▶ _Dataset excerpt_
◇ ◇ ◇ ◇ ◇ ◇ ◇

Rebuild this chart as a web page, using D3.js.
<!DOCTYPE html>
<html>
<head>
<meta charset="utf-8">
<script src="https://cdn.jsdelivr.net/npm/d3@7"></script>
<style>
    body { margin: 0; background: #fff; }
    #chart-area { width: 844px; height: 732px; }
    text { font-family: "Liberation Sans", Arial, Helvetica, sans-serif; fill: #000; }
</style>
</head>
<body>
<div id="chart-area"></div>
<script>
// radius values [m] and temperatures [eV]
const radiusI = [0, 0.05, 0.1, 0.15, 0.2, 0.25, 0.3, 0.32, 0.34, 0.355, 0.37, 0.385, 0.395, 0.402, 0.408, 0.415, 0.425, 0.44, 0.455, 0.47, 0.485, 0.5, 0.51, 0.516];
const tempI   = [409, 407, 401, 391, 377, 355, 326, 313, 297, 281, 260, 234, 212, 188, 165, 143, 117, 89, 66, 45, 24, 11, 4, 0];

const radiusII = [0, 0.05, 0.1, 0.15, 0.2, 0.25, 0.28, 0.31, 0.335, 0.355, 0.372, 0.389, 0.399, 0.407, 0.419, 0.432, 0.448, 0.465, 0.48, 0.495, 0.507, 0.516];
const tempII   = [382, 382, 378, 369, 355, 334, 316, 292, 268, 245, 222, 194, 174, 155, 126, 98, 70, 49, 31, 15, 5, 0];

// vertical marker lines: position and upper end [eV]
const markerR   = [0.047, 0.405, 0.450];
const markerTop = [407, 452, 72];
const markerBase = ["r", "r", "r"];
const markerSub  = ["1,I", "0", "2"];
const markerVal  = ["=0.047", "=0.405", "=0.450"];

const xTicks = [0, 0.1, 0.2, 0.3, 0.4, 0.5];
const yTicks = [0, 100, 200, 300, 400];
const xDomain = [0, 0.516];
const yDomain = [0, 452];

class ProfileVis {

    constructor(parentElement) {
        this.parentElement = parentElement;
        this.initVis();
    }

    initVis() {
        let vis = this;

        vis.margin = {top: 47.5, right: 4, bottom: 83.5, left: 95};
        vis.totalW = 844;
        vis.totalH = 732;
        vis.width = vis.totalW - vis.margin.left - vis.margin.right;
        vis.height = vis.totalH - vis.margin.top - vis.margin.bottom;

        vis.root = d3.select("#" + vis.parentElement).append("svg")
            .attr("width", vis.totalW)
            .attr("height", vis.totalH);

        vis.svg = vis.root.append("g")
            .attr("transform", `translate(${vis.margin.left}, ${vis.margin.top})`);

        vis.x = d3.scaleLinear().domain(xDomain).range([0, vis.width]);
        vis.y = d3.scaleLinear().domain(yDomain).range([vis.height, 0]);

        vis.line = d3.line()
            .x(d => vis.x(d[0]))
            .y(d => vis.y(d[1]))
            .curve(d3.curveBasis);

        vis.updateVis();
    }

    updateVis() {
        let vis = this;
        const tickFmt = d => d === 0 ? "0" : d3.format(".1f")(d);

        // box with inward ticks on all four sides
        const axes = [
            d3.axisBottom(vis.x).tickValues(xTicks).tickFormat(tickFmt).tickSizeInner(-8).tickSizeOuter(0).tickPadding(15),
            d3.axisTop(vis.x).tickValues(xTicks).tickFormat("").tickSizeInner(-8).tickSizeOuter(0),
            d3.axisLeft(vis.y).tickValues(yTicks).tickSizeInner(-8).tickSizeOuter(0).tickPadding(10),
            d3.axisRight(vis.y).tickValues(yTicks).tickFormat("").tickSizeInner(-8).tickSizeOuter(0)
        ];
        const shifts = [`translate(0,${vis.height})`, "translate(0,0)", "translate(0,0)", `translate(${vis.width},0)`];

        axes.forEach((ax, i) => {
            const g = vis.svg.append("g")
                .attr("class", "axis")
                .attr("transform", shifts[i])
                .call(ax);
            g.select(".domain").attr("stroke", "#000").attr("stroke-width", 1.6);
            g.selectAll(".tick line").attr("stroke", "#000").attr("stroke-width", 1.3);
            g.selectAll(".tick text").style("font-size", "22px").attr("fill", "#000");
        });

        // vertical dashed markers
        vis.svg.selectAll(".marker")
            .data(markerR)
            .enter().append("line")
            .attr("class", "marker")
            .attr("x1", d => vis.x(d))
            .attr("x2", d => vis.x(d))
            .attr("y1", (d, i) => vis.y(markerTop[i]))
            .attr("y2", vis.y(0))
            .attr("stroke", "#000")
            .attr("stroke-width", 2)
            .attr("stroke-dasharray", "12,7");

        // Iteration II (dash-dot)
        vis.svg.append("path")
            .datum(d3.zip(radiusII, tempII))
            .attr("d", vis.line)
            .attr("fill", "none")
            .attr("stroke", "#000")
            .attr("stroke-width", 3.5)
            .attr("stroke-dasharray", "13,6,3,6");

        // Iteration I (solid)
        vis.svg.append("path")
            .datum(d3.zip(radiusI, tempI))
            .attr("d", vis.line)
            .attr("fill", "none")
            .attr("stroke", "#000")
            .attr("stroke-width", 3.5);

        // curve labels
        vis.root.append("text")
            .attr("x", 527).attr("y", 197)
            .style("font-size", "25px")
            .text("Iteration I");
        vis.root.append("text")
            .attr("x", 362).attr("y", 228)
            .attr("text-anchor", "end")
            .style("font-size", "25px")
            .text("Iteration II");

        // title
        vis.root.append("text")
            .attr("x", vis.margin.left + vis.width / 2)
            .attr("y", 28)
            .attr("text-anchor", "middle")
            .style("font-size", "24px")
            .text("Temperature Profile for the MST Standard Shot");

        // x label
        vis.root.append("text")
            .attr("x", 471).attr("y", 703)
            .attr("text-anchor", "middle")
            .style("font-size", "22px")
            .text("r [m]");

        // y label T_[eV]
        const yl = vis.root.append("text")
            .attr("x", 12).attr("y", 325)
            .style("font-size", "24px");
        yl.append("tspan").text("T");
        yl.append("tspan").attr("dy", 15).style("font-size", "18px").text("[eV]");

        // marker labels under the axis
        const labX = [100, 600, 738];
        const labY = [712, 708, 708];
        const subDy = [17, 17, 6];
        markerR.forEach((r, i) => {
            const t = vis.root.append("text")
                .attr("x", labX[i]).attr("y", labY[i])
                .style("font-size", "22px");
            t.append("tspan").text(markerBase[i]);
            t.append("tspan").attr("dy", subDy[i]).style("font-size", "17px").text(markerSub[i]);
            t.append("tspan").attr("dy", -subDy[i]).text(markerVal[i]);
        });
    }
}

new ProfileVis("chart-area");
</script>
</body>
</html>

◇ ◇ ◇ ◇ ◇ ◇ ◇

▶ _The request_
Write out the full listing, keeping every line exactly as it is.

▶ _Task answer_
Rebuild this chart as a web page, using D3.js.
<!DOCTYPE html>
<html>
<head>
<meta charset="utf-8">
<script src="https://cdn.jsdelivr.net/npm/d3@7"></script>
<style>
    body { margin: 0; background: #fff; }
    #chart-area { width: 844px; height: 732px; }
    text { font-family: "Liberation Sans", Arial, Helvetica, sans-serif; fill: #000; }
</style>
</head>
<body>
<div id="chart-area"></div>
<script>
// radius values [m] and temperatures [eV]
const radiusI = [0, 0.05, 0.1, 0.15, 0.2, 0.25, 0.3, 0.32, 0.34, 0.355, 0.37, 0.385, 0.395, 0.402, 0.408, 0.415, 0.425, 0.44, 0.455, 0.47, 0.485, 0.5, 0.51, 0.516];
const tempI   = [409, 407, 401, 391, 377, 355, 326, 313, 297, 281, 260, 234, 212, 188, 165, 143, 117, 89, 66, 45, 24, 11, 4, 0];

const radiusII = [0, 0.05, 0.1, 0.15, 0.2, 0.25, 0.28, 0.31, 0.335, 0.355, 0.372, 0.389, 0.399, 0.407, 0.419, 0.432, 0.448, 0.465, 0.48, 0.495, 0.507, 0.516];
const tempII   = [382, 382, 378, 369, 355, 334, 316, 292, 268, 245, 222, 194, 174, 155, 126, 98, 70, 49, 31, 15, 5, 0];

// vertical marker lines: position and upper end [eV]
const markerR   = [0.047, 0.405, 0.450];
const markerTop = [407, 452, 72];
const markerBase = ["r", "r", "r"];
const markerSub  = ["1,I", "0", "2"];
const markerVal  = ["=0.047", "=0.405", "=0.450"];

const xTicks = [0, 0.1, 0.2, 0.3, 0.4, 0.5];
const yTicks = [0, 100, 200, 300, 400];
const xDomain = [0, 0.516];
const yDomain = [0, 452];

class ProfileVis {

    constructor(parentElement) {
        this.parentElement = parentElement;
        this.initVis();
    }

    initVis() {
        let vis = this;

        vis.margin = {top: 47.5, right: 4, bottom: 83.5, left: 95};
        vis.totalW = 844;
        vis.totalH = 732;
        vis.width = vis.totalW - vis.margin.left - vis.margin.right;
        vis.height = vis.totalH - vis.margin.top - vis.margin.bottom;

        vis.root = d3.select("#" + vis.parentElement).append("svg")
            .attr("width", vis.totalW)
            .attr("height", vis.totalH);

        vis.svg = vis.root.append("g")
            .attr("transform", `translate(${vis.margin.left}, ${vis.margin.top})`);

        vis.x = d3.scaleLinear().domain(xDomain).range([0, vis.width]);
        vis.y = d3.scaleLinear().domain(yDomain).range([vis.height, 0]);

        vis.line = d3.line()
            .x(d => vis.x(d[0]))
            .y(d => vis.y(d[1]))
            .curve(d3.curveBasis);

        vis.updateVis();
    }

    updateVis() {
        let vis = this;
        const tickFmt = d => d === 0 ? "0" : d3.format(".1f")(d);

        // box with inward ticks on all four sides
        const axes = [
            d3.axisBottom(vis.x).tickValues(xTicks).tickFormat(tickFmt).tickSizeInner(-8).tickSizeOuter(0).tickPadding(15),
            d3.axisTop(vis.x).tickValues(xTicks).tickFormat("").tickSizeInner(-8).tickSizeOuter(0),
            d3.axisLeft(vis.y).tickValues(yTicks).tickSizeInner(-8).tickSizeOuter(0).tickPadding(10),
            d3.axisRight(vis.y).tickValues(yTicks).tickFormat("").tickSizeInner(-8).tickSizeOuter(0)
        ];
        const shifts = [`translate(0,${vis.height})`, "translate(0,0)", "translate(0,0)", `translate(${vis.width},0)`];

        axes.forEach((ax, i) => {
            const g = vis.svg.append("g")
                .attr("class", "axis")
                .attr("transform", shifts[i])
                .call(ax);
            g.select(".domain").attr("stroke", "#000").attr("stroke-width", 1.6);
            g.selectAll(".tick line").attr("stroke", "#000").attr("stroke-width", 1.3);
            g.selectAll(".tick text").style("font-size", "22px").attr("fill", "#000");
        });

        // vertical dashed markers
        vis.svg.selectAll(".marker")
            .data(markerR)
            .enter().append("line")
            .attr("class", "marker")
            .attr("x1", d => vis.x(d))
            .attr("x2", d => vis.x(d))
            .attr("y1", (d, i) => vis.y(markerTop[i]))
            .attr("y2", vis.y(0))
            .attr("stroke", "#000")
            .attr("stroke-width", 2)
            .attr("stroke-dasharray", "12,7");

        // Iteration II (dash-dot)
        vis.svg.append("path")
            .datum(d3.zip(radiusII, tempII))
            .attr("d", vis.line)
            .attr("fill", "none")
            .attr("stroke", "#000")
            .attr("stroke-width", 3.5)
            .attr("stroke-dasharray", "13,6,3,6");

        // Iteration I (solid)
        vis.svg.append("path")
            .datum(d3.zip(radiusI, tempI))
            .attr("d", vis.line)
            .attr("fill", "none")
            .attr("stroke", "#000")
            .attr("stroke-width", 3.5);

        // curve labels
        vis.root.append("text")
            .attr("x", 527).attr("y", 197)
            .style("font-size", "25px")
            .text("Iteration I");
        vis.root.append("text")
            .attr("x", 362).attr("y", 228)
            .attr("text-anchor", "end")
            .style("font-size", "25px")
            .text("Iteration II");

        // title
        vis.root.append("text")
            .attr("x", vis.margin.left + vis.width / 2)
            .attr("y", 28)
            .attr("text-anchor", "middle")
            .style("font-size", "24px")
            .text("Temperature Profile for the MST Standard Shot");

        // x label
        vis.root.append("text")
            .attr("x", 471).attr("y", 703)
            .attr("text-anchor", "middle")
            .style("font-size", "22px")
            .text("r [m]");

        // y label T_[eV]
        const yl = vis.root.append("text")
            .attr("x", 12).attr("y", 325)
            .style("font-size", "24px");
        yl.append("tspan").text("T");
        yl.append("tspan").attr("dy", 15).style("font-size", "18px").text("[eV]");

        // marker labels under the axis
        const labX = [100, 600, 738];
        const labY = [712, 708, 708];
        const subDy = [17, 17, 6];
        markerR.forEach((r, i) => {
            const t = vis.root.append("text")
                .attr("x", labX[i]).attr("y", labY[i])
                .style("font-size", "22px");
            t.append("tspan").text(markerBase[i]);
            t.append("tspan").attr("dy", subDy[i]).style("font-size", "17px").text(markerSub[i]);
            t.append("tspan").attr("dy", -subDy[i]).text(markerVal[i]);
        });
    }
}

new ProfileVis("chart-area");
</script>
</body>
</html>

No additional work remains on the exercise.